A professor held up a bucket and placed several large rocks inside. “Is the bucket full?” he asked the class. When they said yes, he proceeded to add a good number of smaller rocks, shaking the bucket so they fell between the larger rocks. “Is the bucket full?” he asked, and again they agreed that the bucket was full. The professor then added scoops full of sand. I don’t remember his point, but here is mine.

I start most days with a to-do list, either written or in my head. My day is full, but manageable. I check off the easy things first, it seems. Straighten the house. Clean the kitchen. Start the laundry.
Then the phone rings and I am distracted visiting with a friend. I have a writing group meeting, and then one of the members asks me to lunch. And so goes the day. At the end, I realize I never accomplished the most important things I needed to do. Somehow the day got away from me. I had filled my day with pebbles and sand.
My important things for the day need to become rocks. I need to do them first, even if all of my time management training tells me otherwise. That means I need to get my Bible study done, and my blog or book writing for the day done FIRST.
Then I am free to add the pebbles, the things I need to do but can wait to do later, things such as laundry and straightening the house. Oh trust me, they need to be done, but life as I know it won’t end if it doesn’t happen. In the past I would say, pick up the house and start with a clean slate, or start a load of laundry and it can be washing while I write.
Seems rational, but I never get to the rocks. After the pebbles comes the sand of my day, the things that don’t have to be done that very day, like weeding the garden, organizing a cupboard, or taking a bag of unused clothing to Good Will.
I am deeply ingrained in my old habits, so this won’t be easy, but I am going to give it a try.
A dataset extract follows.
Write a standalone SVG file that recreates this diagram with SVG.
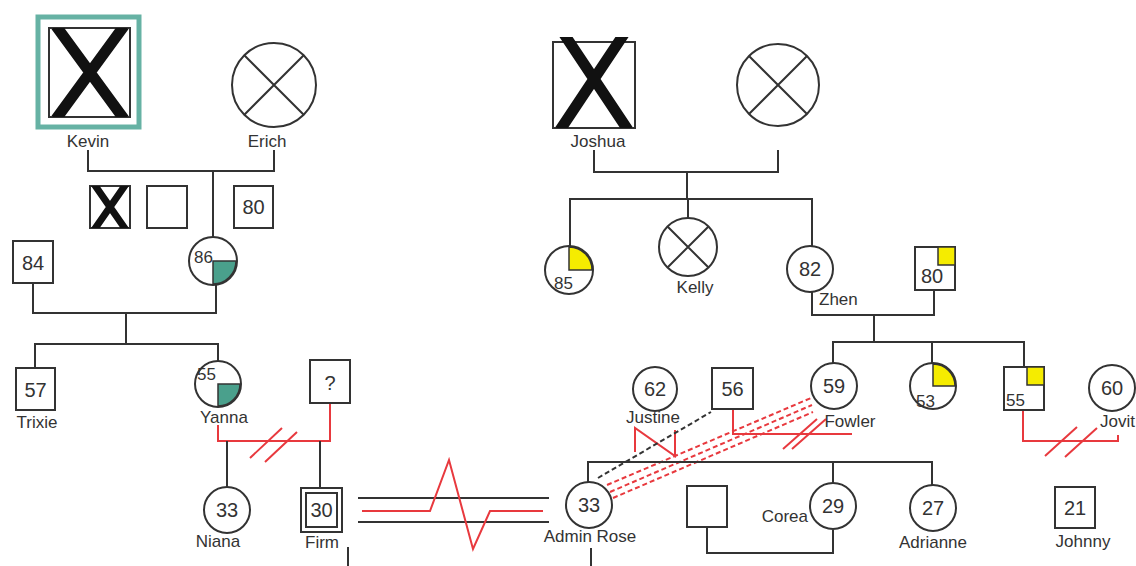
<svg xmlns="http://www.w3.org/2000/svg" width="1136" height="566" viewBox="0 0 1136 566">
<style>
.s{fill:#fff;stroke:#333;stroke-width:2}
.n{fill:none;stroke:#333;stroke-width:2}
.x{stroke:#111;stroke-linecap:butt}
.t{font-family:"Liberation Sans",Arial,sans-serif;font-size:20px;fill:#333;text-anchor:middle}
.st{font-family:"Liberation Sans",Arial,sans-serif;font-size:17px;fill:#333}
.l{font-family:"Liberation Sans",Arial,sans-serif;font-size:17px;fill:#333;text-anchor:middle}
.c path,.c line{fill:none;stroke:#333;stroke-width:2}
.c .r{stroke:#e8393e}
.c .d{stroke-dasharray:5 3}
.teal{fill:#4aa08c;stroke:#333;stroke-width:1.5}
.yel{fill:#f5ec00;stroke:#333;stroke-width:1.5}
</style>
<defs>
<clipPath id="ck"><rect x="49" y="28" width="81" height="89"/></clipPath>
<clipPath id="cj"><rect x="553" y="37" width="82" height="91"/></clipPath>
<clipPath id="cs"><rect x="90" y="186" width="40" height="42"/></clipPath>
</defs>
<rect width="1136" height="566" fill="#fff"/>

<g id="connectors" class="c">
<path d="M88,150 V171 H274 V150"/>
<path d="M213,171 V237"/>
<path d="M33,283 V313 H216 V285"/>
<path d="M126,313 V344"/>
<path d="M35,368 V344 H218 V361"/>
<path class="r" d="M218,425 V441 H330 V403"/>
<path class="r" d="M250,458 L282,428 M265,462 L297,432"/>
<path d="M227,441 V487"/>
<path d="M320,441 V488"/>
<path d="M348,547 V566"/>
<path d="M358,498 H549 M358,522 H549"/>
<path class="r" d="M362,511 H430 L449,460 L473,549 L490,511 H543"/>
<path d="M594,150 V172 H778 V150"/>
<path d="M687,172 V199"/>
<path d="M570,246 V199 H812 V246"/>
<path d="M688,199 V218"/>
<path d="M812,292 V315 H934 V290"/>
<path d="M874,315 V342"/>
<path d="M833,363 V342 H1024 V367"/>
<path d="M932,342 V363"/>
<path class="r" d="M733,409 V434 H852"/>
<path class="r" d="M783,449 L817,419 M792,449 L826,419"/>
<path class="r" d="M635,452 V428 L675,456 V430"/>
<path class="d" d="M598,478 L711,412"/>
<path class="r d" d="M607,485 L811,398 M610,492 L812,405 M613,498 L813,412"/>
<path d="M588,482 V462 H932 V485"/>
<path d="M833,462 V483"/>
<path d="M707,527 V553 H833 V530"/>
<path d="M591,548 V566"/>
<path class="r" d="M1023,409 V441 H1118 V435"/>
<path class="r" d="M1045,456 L1077,427 M1065,457 L1097,428"/>
</g>

<g id="kevin">
<rect x="38" y="17" width="101" height="110" fill="none" stroke="#66b2a4" stroke-width="5"/>
<rect x="49" y="28" width="81" height="89" class="s"/>
<g clip-path="url(#ck)"><path class="x" stroke-width="11" d="M56,26 L124,119 M124,26 L56,119"/></g>
<text x="88" y="147" class="l">Kevin</text>
</g>
<g id="erich">
<circle cx="274" cy="85" r="42" class="s"/>
<path class="n" d="M244.3,55.3 L303.7,114.7 M303.7,55.3 L244.3,114.7"/>
<text x="267" y="147" class="l">Erich</text>
</g>
<g id="sib-x">
<rect x="90" y="186" width="40" height="42" class="s"/>
<g clip-path="url(#cs)"><path class="x" stroke-width="7" d="M94,184 L126,230 M126,184 L94,230"/></g>
</g>
<g id="sib-empty"><rect x="147" y="186" width="40" height="42" class="s"/></g>
<g id="sib-80"><rect x="234" y="186" width="39" height="42" class="s"/><text x="253.5" y="214" class="t">80</text></g>
<g id="p84"><rect x="13" y="241" width="40" height="42" class="s"/><text x="33" y="270" class="t">84</text></g>
<g id="p86">
<circle cx="213" cy="261" r="24" class="s"/>
<path class="teal" d="M213,261 H236 A23,23 0 0 1 213,284 Z"/>
<text x="194" y="263" class="st">86</text>
</g>
<g id="trixie"><rect x="16" y="368" width="39" height="42" class="s"/><text x="35.5" y="397" class="t">57</text><text x="37" y="428" class="l">Trixie</text></g>
<g id="yanna">
<circle cx="218" cy="384" r="23" class="s"/>
<path class="teal" d="M218,384 H240 A22,22 0 0 1 218,406 Z"/>
<text x="197" y="380" class="st">55</text>
<text x="224" y="423" class="l">Yanna</text>
</g>
<g id="unknown"><rect x="310" y="360" width="40" height="43" class="s"/><text x="330" y="390" class="t">?</text></g>
<g id="niana"><circle cx="227" cy="510" r="23" class="s"/><text x="227" y="517" class="t">33</text><text x="218" y="547" class="l">Niana</text></g>
<g id="firm">
<rect x="301" y="488" width="41" height="44" class="s"/>
<rect x="306" y="493" width="31" height="34" class="s"/>
<text x="321.5" y="517" class="t">30</text>
<text x="322" y="548" class="l">Firm</text>
</g>
<g id="joshua">
<rect x="553" y="42" width="82" height="86" class="s"/>
<g clip-path="url(#cj)"><path class="x" stroke-width="11" d="M564,34 L628,130 M624,34 L560,130"/></g>
<text x="598" y="147" class="l">Joshua</text>
</g>
<g id="joshua-wife">
<circle cx="778" cy="85" r="41" class="s"/>
<path class="n" d="M749,56 L807,114 M807,56 L749,114"/>
</g>
<g id="p85">
<circle cx="569" cy="270" r="24" class="s"/>
<path class="yel" d="M569,270 V247 A23,23 0 0 1 592,270 Z"/>
<text x="554" y="289" class="st">85</text>
</g>
<g id="kelly">
<circle cx="688" cy="247" r="29" class="s"/>
<path class="n" d="M667.5,226.5 L708.5,267.5 M708.5,226.5 L667.5,267.5"/>
<text x="695" y="293" class="l">Kelly</text>
</g>
<g id="zhen"><circle cx="810" cy="269" r="23" class="s"/><text x="810" y="276" class="t">82</text><text x="819" y="305" class="st">Zhen</text></g>
<g id="p80b">
<rect x="915" y="247" width="40" height="43" class="s"/>
<rect x="938" y="247" width="17" height="18" class="yel"/>
<text x="932" y="283" class="t">80</text>
</g>
<g id="justine"><circle cx="655" cy="389" r="22" class="s"/><text x="655" y="396" class="t">62</text><text x="653" y="423" class="l">Justine</text></g>
<g id="p56"><rect x="712" y="368" width="41" height="41" class="s"/><text x="732.5" y="396" class="t">56</text></g>
<g id="fowler"><circle cx="834" cy="386" r="23" class="s"/><text x="834" y="393" class="t">59</text><text x="850" y="427" class="l">Fowler</text></g>
<g id="p53">
<circle cx="933" cy="386" r="23" class="s"/>
<path class="yel" d="M933,386 V364 A22,22 0 0 1 955,386 Z"/>
<text x="916" y="407" class="st">53</text>
</g>
<g id="p55b">
<rect x="1004" y="367" width="40" height="43" class="s"/>
<rect x="1027" y="367" width="17" height="18" class="yel"/>
<text x="1006" y="406" class="st">55</text>
</g>
<g id="jovit"><circle cx="1112" cy="388" r="23" class="s"/><text x="1112" y="395" class="t">60</text><text x="1100" y="427" class="st">Jovit</text></g>
<g id="admin-rose"><circle cx="589" cy="505" r="23" class="s"/><text x="589" y="512" class="t">33</text><text x="590" y="542" class="l">Admin Rose</text></g>
<g id="corea-partner"><rect x="687" y="486" width="40" height="41" class="s"/></g>
<g id="corea"><circle cx="833" cy="506" r="23" class="s"/><text x="833" y="513" class="t">29</text><text x="808" y="522" class="st" text-anchor="end">Corea</text></g>
<g id="adrianne"><circle cx="933" cy="508" r="23" class="s"/><text x="933" y="515" class="t">27</text><text x="933" y="548" class="l">Adrianne</text></g>
<g id="johnny"><rect x="1055" y="487" width="40" height="41" class="s"/><text x="1075" y="515" class="t">21</text><text x="1083" y="547" class="l">Johnny</text></g>
</svg>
Rocks come first. I have a feeling at the end of the day, the sand somehow will have “fallen into place” where the rocks would never have fit.
How are you with doing what really needs done in your day? Do you never have time for the important things, whatever they are for you? Is your day crowded full of pebbles and sand, smothering out the rocks? Join me and give this a try! We may accomplish what science has been unable to do – add hours to our day!